# Offline Bayesian Aleatoric and Epistemic Uncertainty Quantification and Posterior Value Optimisation in Finite-State MDPs

Code provided to reproduce the main experiments in the paper - Figs. 1, 2, 3 and 4 from the main paper as well as Fig. 7 from Appendix D.

## Installation

The Python version employed is 3.9.7
The figures are presented in .ipynb notebooks.
Additionally, the following dependencies are required:
    - numpy 1.21.2
    - pytorch 1.10.0
    - matplotlib 3.4.3

No GPU required

## Usage

### Figure 1 (Gridworld)

Create datasets with the command:

    python -m experiments.uncertainty_quantification.data.generate_counts

This populates the folder "experiments/uncertainty_quantification/data/datasets" with the relevant offline datasets.

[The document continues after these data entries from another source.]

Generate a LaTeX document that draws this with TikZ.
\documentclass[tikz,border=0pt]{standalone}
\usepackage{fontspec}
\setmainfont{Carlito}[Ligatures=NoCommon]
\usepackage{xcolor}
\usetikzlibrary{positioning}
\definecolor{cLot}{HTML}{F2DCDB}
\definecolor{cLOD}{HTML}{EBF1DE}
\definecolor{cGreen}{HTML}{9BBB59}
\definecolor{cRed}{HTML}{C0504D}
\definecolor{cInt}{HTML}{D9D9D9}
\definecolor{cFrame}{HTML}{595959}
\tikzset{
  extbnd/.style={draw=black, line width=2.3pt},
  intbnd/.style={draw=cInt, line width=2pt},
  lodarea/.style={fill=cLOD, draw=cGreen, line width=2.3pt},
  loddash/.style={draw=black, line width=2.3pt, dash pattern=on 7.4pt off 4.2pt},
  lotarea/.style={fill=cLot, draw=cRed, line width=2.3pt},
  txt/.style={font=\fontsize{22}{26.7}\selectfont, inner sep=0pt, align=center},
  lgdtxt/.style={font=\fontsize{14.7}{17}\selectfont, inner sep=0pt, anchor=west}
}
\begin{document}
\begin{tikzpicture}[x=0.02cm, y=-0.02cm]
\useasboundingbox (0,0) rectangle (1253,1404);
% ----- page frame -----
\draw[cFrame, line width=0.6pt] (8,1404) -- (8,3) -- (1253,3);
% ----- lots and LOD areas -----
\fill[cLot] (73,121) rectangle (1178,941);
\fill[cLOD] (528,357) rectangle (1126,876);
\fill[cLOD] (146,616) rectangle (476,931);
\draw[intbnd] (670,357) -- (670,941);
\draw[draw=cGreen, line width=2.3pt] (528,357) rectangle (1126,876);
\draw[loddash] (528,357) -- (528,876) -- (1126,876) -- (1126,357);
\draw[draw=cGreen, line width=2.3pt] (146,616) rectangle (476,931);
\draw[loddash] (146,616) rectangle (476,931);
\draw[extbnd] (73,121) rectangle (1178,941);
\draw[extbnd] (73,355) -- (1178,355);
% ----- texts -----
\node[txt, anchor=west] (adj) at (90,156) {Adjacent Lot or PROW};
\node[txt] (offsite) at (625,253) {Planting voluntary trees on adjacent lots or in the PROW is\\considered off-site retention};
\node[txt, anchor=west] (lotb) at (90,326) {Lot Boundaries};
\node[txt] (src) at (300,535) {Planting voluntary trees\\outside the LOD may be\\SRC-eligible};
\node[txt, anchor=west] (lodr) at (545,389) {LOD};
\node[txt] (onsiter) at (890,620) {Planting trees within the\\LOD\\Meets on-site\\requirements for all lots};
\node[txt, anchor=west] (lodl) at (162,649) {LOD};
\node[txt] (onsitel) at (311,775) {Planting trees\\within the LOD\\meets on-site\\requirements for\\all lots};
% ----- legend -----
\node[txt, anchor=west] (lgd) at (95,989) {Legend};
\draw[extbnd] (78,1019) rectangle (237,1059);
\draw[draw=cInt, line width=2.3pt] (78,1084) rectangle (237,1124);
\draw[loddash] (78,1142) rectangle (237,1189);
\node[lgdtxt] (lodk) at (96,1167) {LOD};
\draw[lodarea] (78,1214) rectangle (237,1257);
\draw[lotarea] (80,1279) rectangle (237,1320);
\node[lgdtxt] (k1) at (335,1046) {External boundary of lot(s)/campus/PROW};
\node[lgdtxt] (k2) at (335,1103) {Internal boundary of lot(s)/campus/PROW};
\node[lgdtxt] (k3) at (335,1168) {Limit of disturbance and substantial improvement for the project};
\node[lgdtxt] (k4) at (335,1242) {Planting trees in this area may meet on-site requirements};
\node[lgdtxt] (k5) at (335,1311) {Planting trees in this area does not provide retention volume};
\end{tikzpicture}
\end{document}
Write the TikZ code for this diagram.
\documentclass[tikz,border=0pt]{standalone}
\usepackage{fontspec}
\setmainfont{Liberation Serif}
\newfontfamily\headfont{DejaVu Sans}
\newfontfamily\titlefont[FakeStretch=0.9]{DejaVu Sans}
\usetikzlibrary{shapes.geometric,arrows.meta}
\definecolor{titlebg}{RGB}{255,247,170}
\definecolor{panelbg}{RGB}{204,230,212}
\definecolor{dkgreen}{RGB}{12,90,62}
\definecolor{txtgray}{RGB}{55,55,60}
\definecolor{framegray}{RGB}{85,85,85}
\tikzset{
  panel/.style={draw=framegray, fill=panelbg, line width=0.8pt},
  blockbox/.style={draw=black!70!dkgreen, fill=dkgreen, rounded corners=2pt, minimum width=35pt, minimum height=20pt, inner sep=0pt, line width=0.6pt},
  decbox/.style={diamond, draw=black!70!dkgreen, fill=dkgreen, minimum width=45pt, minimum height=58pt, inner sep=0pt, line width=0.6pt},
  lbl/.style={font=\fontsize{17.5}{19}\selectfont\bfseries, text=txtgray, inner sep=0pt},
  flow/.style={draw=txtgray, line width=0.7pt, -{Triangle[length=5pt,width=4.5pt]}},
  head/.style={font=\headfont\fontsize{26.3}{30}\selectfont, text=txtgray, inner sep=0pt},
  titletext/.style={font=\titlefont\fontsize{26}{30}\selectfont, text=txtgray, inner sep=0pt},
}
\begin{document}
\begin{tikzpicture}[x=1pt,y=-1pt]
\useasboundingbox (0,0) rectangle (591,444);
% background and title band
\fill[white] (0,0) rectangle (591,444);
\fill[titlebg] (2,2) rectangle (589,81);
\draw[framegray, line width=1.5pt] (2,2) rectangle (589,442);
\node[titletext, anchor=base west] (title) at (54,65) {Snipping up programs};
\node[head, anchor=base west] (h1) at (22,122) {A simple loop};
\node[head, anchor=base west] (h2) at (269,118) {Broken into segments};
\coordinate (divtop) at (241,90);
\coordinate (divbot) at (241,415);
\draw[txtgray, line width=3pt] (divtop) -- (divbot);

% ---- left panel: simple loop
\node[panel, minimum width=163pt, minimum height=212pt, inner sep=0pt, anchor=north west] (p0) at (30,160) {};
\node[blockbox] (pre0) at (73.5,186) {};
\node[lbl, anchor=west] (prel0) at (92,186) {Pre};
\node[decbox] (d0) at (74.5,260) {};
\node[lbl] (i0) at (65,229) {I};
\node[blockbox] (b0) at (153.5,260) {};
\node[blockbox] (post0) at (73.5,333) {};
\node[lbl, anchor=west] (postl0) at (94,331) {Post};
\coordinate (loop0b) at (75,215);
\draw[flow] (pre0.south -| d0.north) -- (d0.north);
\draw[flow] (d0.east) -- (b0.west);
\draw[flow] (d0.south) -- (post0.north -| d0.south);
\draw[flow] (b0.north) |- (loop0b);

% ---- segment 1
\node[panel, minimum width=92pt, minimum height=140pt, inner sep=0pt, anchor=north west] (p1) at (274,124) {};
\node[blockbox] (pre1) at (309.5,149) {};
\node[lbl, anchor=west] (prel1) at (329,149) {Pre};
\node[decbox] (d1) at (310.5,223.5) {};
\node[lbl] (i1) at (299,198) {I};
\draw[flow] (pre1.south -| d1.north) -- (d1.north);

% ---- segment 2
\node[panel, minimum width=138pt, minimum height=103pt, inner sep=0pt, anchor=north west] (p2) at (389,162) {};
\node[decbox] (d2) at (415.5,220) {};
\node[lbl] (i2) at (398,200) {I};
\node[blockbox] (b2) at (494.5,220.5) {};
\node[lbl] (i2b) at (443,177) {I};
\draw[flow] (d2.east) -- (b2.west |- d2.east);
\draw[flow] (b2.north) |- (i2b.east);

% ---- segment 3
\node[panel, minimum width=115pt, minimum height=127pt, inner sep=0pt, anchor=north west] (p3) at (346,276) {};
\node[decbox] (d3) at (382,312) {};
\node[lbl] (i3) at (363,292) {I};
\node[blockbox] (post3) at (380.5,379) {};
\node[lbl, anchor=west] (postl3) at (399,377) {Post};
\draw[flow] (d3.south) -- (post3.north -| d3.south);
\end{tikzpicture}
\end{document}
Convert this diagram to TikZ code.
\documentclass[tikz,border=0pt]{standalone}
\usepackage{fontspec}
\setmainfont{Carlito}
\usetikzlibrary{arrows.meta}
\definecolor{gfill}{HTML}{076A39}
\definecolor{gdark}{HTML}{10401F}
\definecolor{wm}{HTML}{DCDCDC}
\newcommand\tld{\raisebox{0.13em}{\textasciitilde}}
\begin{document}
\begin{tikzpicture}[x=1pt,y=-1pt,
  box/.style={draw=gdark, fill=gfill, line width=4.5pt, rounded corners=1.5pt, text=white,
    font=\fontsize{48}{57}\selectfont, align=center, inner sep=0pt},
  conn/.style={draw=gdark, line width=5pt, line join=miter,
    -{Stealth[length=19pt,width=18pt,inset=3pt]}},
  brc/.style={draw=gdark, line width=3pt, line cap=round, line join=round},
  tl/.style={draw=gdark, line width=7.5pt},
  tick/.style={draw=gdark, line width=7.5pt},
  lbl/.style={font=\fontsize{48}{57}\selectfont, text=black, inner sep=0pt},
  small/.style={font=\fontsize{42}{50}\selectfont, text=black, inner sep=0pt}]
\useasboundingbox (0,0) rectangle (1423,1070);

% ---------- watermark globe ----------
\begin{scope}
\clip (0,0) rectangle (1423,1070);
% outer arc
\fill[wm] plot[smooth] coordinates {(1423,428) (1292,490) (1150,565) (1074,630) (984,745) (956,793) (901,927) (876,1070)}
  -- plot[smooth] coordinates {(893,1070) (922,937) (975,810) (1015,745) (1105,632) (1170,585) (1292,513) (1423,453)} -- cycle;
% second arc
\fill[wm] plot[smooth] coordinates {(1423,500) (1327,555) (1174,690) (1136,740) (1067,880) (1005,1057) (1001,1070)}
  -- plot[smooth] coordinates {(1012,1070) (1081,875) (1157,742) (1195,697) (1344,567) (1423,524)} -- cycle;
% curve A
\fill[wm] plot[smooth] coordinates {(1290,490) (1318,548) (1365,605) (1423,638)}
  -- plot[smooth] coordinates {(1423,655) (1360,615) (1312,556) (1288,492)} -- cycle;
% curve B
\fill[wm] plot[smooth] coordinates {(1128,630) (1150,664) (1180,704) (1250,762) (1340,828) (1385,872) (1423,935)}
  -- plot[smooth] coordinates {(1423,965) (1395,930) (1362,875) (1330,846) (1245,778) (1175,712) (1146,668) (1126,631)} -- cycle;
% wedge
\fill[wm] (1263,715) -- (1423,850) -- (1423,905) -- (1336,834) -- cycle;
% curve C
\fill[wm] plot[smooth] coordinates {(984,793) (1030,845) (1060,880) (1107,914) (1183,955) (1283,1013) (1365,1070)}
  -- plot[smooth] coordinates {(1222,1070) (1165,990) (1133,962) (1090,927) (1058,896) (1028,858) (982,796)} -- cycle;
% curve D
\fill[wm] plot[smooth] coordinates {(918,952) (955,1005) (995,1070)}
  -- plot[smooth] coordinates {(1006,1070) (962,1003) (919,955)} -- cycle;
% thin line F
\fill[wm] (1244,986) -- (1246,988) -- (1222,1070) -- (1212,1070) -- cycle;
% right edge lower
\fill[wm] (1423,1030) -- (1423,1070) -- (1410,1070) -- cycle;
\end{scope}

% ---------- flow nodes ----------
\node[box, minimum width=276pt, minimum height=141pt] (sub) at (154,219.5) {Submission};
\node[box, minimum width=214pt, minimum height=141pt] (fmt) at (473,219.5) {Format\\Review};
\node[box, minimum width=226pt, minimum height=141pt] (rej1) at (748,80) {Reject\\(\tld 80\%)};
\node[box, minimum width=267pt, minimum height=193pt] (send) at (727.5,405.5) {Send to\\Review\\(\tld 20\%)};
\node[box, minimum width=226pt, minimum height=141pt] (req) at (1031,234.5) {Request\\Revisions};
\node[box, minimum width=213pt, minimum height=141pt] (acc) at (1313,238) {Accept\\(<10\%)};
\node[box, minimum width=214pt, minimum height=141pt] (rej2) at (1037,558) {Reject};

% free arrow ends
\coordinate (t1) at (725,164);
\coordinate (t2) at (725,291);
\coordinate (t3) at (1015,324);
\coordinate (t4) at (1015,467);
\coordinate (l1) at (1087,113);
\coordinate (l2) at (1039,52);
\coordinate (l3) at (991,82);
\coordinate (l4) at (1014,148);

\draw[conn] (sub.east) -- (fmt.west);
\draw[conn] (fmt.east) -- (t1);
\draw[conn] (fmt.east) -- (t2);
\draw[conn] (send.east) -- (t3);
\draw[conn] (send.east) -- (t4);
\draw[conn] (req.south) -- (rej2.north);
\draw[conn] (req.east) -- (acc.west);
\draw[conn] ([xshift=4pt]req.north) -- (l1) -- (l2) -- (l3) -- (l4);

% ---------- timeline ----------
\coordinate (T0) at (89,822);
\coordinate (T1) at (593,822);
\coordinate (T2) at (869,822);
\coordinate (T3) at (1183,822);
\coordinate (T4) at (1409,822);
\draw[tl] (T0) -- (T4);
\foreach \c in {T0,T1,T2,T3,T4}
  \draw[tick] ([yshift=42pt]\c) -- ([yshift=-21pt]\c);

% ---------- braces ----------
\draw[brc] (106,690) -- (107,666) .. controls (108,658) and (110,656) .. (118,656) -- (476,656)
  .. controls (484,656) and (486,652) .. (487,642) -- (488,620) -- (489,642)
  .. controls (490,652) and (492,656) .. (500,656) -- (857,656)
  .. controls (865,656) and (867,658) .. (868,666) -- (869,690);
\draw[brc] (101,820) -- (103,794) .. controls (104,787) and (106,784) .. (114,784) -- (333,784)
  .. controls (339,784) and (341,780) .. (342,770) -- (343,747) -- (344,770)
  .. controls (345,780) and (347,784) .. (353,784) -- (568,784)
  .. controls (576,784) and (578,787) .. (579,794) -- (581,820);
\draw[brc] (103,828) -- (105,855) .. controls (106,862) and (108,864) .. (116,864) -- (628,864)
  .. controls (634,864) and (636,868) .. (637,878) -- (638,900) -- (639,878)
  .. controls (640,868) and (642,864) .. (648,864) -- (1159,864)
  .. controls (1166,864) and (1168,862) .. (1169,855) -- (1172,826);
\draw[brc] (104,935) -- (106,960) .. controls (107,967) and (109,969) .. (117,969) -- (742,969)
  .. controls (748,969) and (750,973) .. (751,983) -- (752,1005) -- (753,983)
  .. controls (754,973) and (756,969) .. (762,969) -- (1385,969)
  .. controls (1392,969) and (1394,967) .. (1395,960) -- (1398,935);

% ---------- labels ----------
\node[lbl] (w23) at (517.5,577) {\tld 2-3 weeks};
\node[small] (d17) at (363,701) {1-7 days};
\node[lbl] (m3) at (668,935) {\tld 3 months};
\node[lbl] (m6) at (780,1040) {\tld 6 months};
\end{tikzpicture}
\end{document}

Run the uncertainty quantification analysis with the command:

    python -m experiments.uncertainty_quantification.main

This saves results in the "results/uncertainty_quantification" folder.
Then, Fig. 1 can then be reproduced by running the relevant cells in the "figures.ipynb" notebook


### Figure 2 (Gridworld)

Create datasets with the command:

    python -m experiments.policies.data.generate_counts

This populates the folder "experiments/policies/data/datasets" with the relevant offline datasets.

Train the different policies with the commands:

    python -m experiments.policies.mle
    python -m experiments.policies.nominal
    python -m experiments.policies.second_order
    python -m experiments.policies.grad_stochastic (ours)
    python -m experiments.policies.msbi (for appendix results)

Evaluate the policies' posterior expected value with the command:

    python -m experiments.policies.bayes_value

By default, this does not include MSBI (Appendix results) in the evaluation. To include it, manually modify the eval_args dict in experiments/policies/bayes_value.py (line 12).
This saves results in the "results/policies" folder.
Then, Fig. 2 can then be reproduced by running the relevant cells in the "figures.ipynb" notebook.

### Figures 3 and 4

Run the commands:

    python -m synthetic_mdps.main
    python -m synthetic_mdps.msbi (for appendix results)

This saves results to the synthetic_mpds folder.
Then, Figs. 3 and 4 can be generated by running the relevant cells in the synthetic_results.ipynb notebook.

### Figure 7

Create datasets with the command:

    python -m uadqn_eval.data.generate_counts

This populates the folder "uadqn_eval/data/datasets" with the relevant offline datasets

Train the agent to evaluate the MLE-optimal policy on these datasets with the commands:

    python -m uadqn_eval.train_gridworld

This saves results in the "results/policies" folder.
Then, Fig. 5 can then be reproduced by running the relevant cells in the "figures.ipynb" notebook.